Já a isenção para a classe média (de três a 20 salários mínimos, ou seja, entre R$ 2.364 e R$ 15.760) é de 17%, baixando para 9% no caso de quem ganha entre um e três salários mínimos por mês (R$ 788 a R$ 2.364). A auditora fiscal da Receita Estadual de MS, Gigliola Lilian Decarli, frisa a palestra do professor da WP Carey School of Business, do estado do Arizona, o brasileiro Claudiney Pereira, que mostra que a tributação tem efeito direto na desigualdade social.
“Antigamente se entendia que a desigualdade era gerada pela má distribuição do dinheiro arrecadado, ou seja, não presto o serviço e o dinheiro fica concentrado na mão de poucos. O estudo apresentado nos mostra que na verdade, a desigualdade é gerada pela má tributação que é a que temos no Brasil, a regressiva (sobre bens de consumo).

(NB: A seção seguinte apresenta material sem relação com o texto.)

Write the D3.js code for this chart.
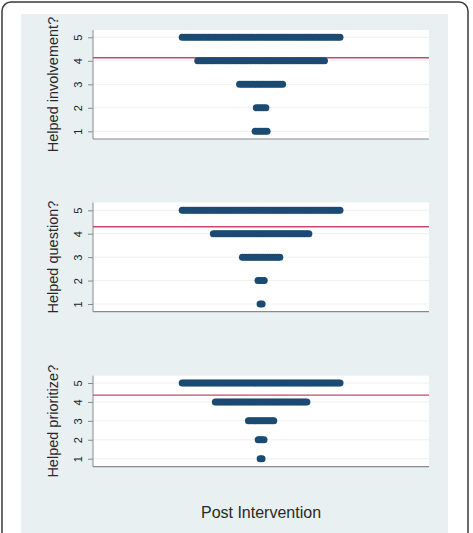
<!DOCTYPE html>
<html>
<head>
<meta charset="utf-8">
<script src="https://cdn.jsdelivr.net/npm/d3@7"></script>
<style>
  body { margin: 0; background: #fff; }
  text { font-family: "Liberation Sans", Arial, sans-serif; }
</style>
</head>
<body>
<svg width="473" height="533"></svg>
<script>
var svg = d3.select('svg');

// Likert responses (y values) and counts of respondents at each level
var levels = [1, 2, 3, 4, 5];
var titles = ['Helped involvement?', 'Helped question?', 'Helped prioritize?'];
var countsInvolvement = [6, 5, 19, 54, 67];
var countsQuestion = [2, 4, 19, 47, 77];
var countsPrioritize = [2, 4, 14, 48, 82];
var allCounts = [countsInvolvement, countsQuestion, countsPrioritize];
var xTitle = 'Post Intervention';

// layout: each panel gets its plot rect
var panels = [
    {top: 30, bottom: 139, y5: 37.3, y1: 131.3},
    {top: 202.5, bottom: 311.7, y5: 210.3, y1: 304},
    {top: 375.7, bottom: 466.7, y5: 383, y1: 458.7}
];
var plotL = 93, plotR = 429;
var dotR = 3.5;
var dotColor = '#1b4a72';
var meanColor = '#c8486e';

// outer frame + panel background
svg.append('rect')
    .attr('x', 2).attr('y', 2)
    .attr('width', 466).attr('height', 545)
    .attr('rx', 9)
    .attr('fill', '#fff')
    .attr('stroke', '#3a3a3a')
    .attr('stroke-width', 1.5);

svg.append('rect')
    .attr('x', 21).attr('y', 14)
    .attr('width', 427).attr('height', 530)
    .attr('fill', '#e8f0f2');

panels.forEach(function(p, k) {
    var counts = allCounts[k];
    var g = svg.append('g');

    var yScale = d3.scaleLinear().domain([5, 1]).range([p.y5, p.y1]);
    var nMax = d3.max(counts);
    var half = (nMax - 1) / 2;
    var xScale = d3.scaleLinear().domain([-half, half]).range([178.7 + dotR, 343.5 - dotR]);

    g.append('rect')
        .attr('x', plotL).attr('y', p.top)
        .attr('width', plotR - plotL).attr('height', p.bottom - p.top)
        .attr('fill', '#fff');

    // gridlines
    g.selectAll('.grid')
        .data(levels)
        .enter()
        .append('line')
        .attr('x1', plotL).attr('x2', plotR)
        .attr('y1', function(d) { return yScale(d); })
        .attr('y2', function(d) { return yScale(d); })
        .attr('stroke', '#eef0f1')
        .attr('stroke-width', 1);

    // left axis
    var yAxis = d3.axisLeft(yScale).tickValues(levels).tickFormat(d3.format('d')).tickSize(5);
    var ax = g.append('g')
        .attr('transform', 'translate(' + plotL + ',0)')
        .call(yAxis);
    ax.select('.domain').attr('stroke', '#8a8a8a').attr('d', 'M0,' + p.top + 'V' + p.bottom);
    ax.selectAll('.tick line').attr('stroke', '#8a8a8a');
    ax.selectAll('.tick text')
        .attr('fill', '#222')
        .style('font-size', '11px')
        .attr('x', null)
        .attr('text-anchor', 'middle')
        .attr('transform', 'translate(-15,0) rotate(-90)')
        .attr('y', 0)
        .attr('dy', '0.35em');

    // bottom axis line
    g.append('line')
        .attr('x1', plotL).attr('x2', plotR)
        .attr('y1', p.bottom).attr('y2', p.bottom)
        .attr('stroke', '#8a8a8a').attr('stroke-width', 1.2);

    // mean line
    var total = d3.sum(counts);
    var mean = d3.sum(levels, function(v, i) { return v * counts[i]; }) / total;
    g.append('line')
        .attr('x1', plotL).attr('x2', plotR)
        .attr('y1', yScale(mean)).attr('y2', yScale(mean))
        .attr('stroke', meanColor).attr('stroke-width', 1.4);

    // dots: one per respondent, stacked sideways around the centre
    var dots = [];
    levels.forEach(function(v, i) {
        var n = counts[i];
        for (var j = 0; j < n; j++) {
            dots.push({value: v, offset: j - (n - 1) / 2});
        }
    });
    g.selectAll('.dot')
        .data(dots)
        .enter()
        .append('circle')
        .attr('class', 'dot')
        .attr('cx', function(d) { return xScale(d.offset); })
        .attr('cy', function(d) { return yScale(d.value); })
        .attr('r', dotR)
        .attr('fill', dotColor);

    // y title
    g.append('text')
        .text(titles[k])
        .attr('text-anchor', 'middle')
        .attr('transform', 'translate(' + [58, (p.top + p.bottom) / 2] + ') rotate(-90)')
        .style('font-size', '14.5px')
        .attr('fill', '#2a2a2a');
});

svg.append('text')
    .text(xTitle)
    .attr('x', 261).attr('y', 518)
    .attr('text-anchor', 'middle')
    .style('font-size', '16px')
    .attr('fill', '#2a2a2a');
</script>
</body>
</html>
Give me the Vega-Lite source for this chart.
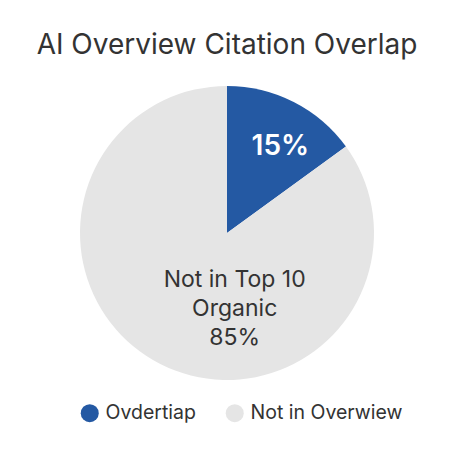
{
  "$schema": "https://vega.github.io/schema/vega-lite/v6.json",
  "autosize": "none",
  "width": 454,
  "height": 306,
  "padding": {"top": 80, "left": 0, "right": 0, "bottom": 68},
  "background": "white",
  "title": {
    "text": "AI Overview Citation Overlap",
    "fontSize": 28,
    "fontWeight": "normal",
    "font": "Inter",
    "color": "#333333",
    "anchor": "middle",
    "offset": 20
  },
  "config": {"view": {"stroke": null}},
  "data": {
    "values": [
      {"group": "Ovdertiap", "value": 15, "label": "15%"},
      {"group": "Not in Overwiew", "value": 85, "label": "Not in Top 10\nOrganic\n85%"}
    ]
  },
  "encoding": {
    "theta": {"field": "value", "type": "quantitative", "stack": true},
    "order": {"field": "value", "sort": "ascending"}
  },
  "layer": [
    {
      "mark": {"type": "arc", "outerRadius": 147},
      "encoding": {
        "color": {
          "field": "group",
          "type": "nominal",
          "scale": {"domain": ["Ovdertiap", "Not in Overwiew"], "range": ["#2459a3", "#e5e5e5"]},
          "legend": {
            "title": null,
            "orient": "none",
            "direction": "horizontal",
            "legendX": 80,
            "legendY": 323,
            "symbolType": "circle",
            "symbolSize": 324,
            "symbolStrokeWidth": 0,
            "labelFont": "Inter",
            "labelFontSize": 19.5,
            "labelColor": "#333333",
            "labelOffset": 6,
            "columnPadding": 29,
            "labelLimit": 300
          }
        }
      }
    },
    {
      "mark": {"type": "text", "radius": 100, "dx": 8, "dy": 3, "font": "Inter", "fontSize": 28, "fontWeight": 600, "color": "white", "baseline": "middle", "align": "center"},
      "encoding": {
        "text": {"condition": {"test": "datum.group === 'Ovdertiap'", "field": "label"}, "value": ""}
      }
    },
    {
      "mark": {"type": "text", "radius": 80, "dx": 44, "dy": -24, "font": "Inter", "fontSize": 23, "fontWeight": "normal", "color": "#333333", "baseline": "middle", "align": "center", "lineBreak": "\n", "lineHeight": 29},
      "encoding": {
        "text": {"condition": {"test": "datum.group === 'Not in Overwiew'", "field": "label"}, "value": ""}
      }
    }
  ]
}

Então temos pessoas sem capacidade contributiva pagando muito mais do que quem tem capacidade contributiva. Isso mostra que o nosso sistema é muito ruim porque as nossas regras geram impacto direto na desigualdade social elevada que temos aqui no país”, alerta.
Gigliola é Diretora de Estudos Tributários da Federação Brasileira de Associações de Fiscais de Tributos Estaduais (Febrafite) e pontuou o crescimento da China como impressionante. De acordo com ela, a China tem características muito parecidas com as do Brasil, como a questão da corrupção, de porte continental e que também está passando por reformas importantes.
“Lá não se tributa propriedade, mas muito o consumo e pouco a renda como nós fazemos. Nesse momento eles também passam por reformas estruturais importantes, para poder tributar de forma mais eficiente. A diferença deles conosco é que conseguiram aplicar melhor o dinheiro e não estão passando por uma crise, mas estão em crescimento. Tenho certeza que esse fórum foi bastante enriquecedor para todos nós pois pudemos trocar experiências. É impressionante o trabalho feito nos países desenvolvidos e nos em desenvolvimento. Realmente é uma conta matemática: muda tributação e o resultado vem a longo prazo. Esse foi o grande ponto positivo do evento: poder confirmar as premissas que a gente tinha elaborado ao longo dos estudos”, finaliza.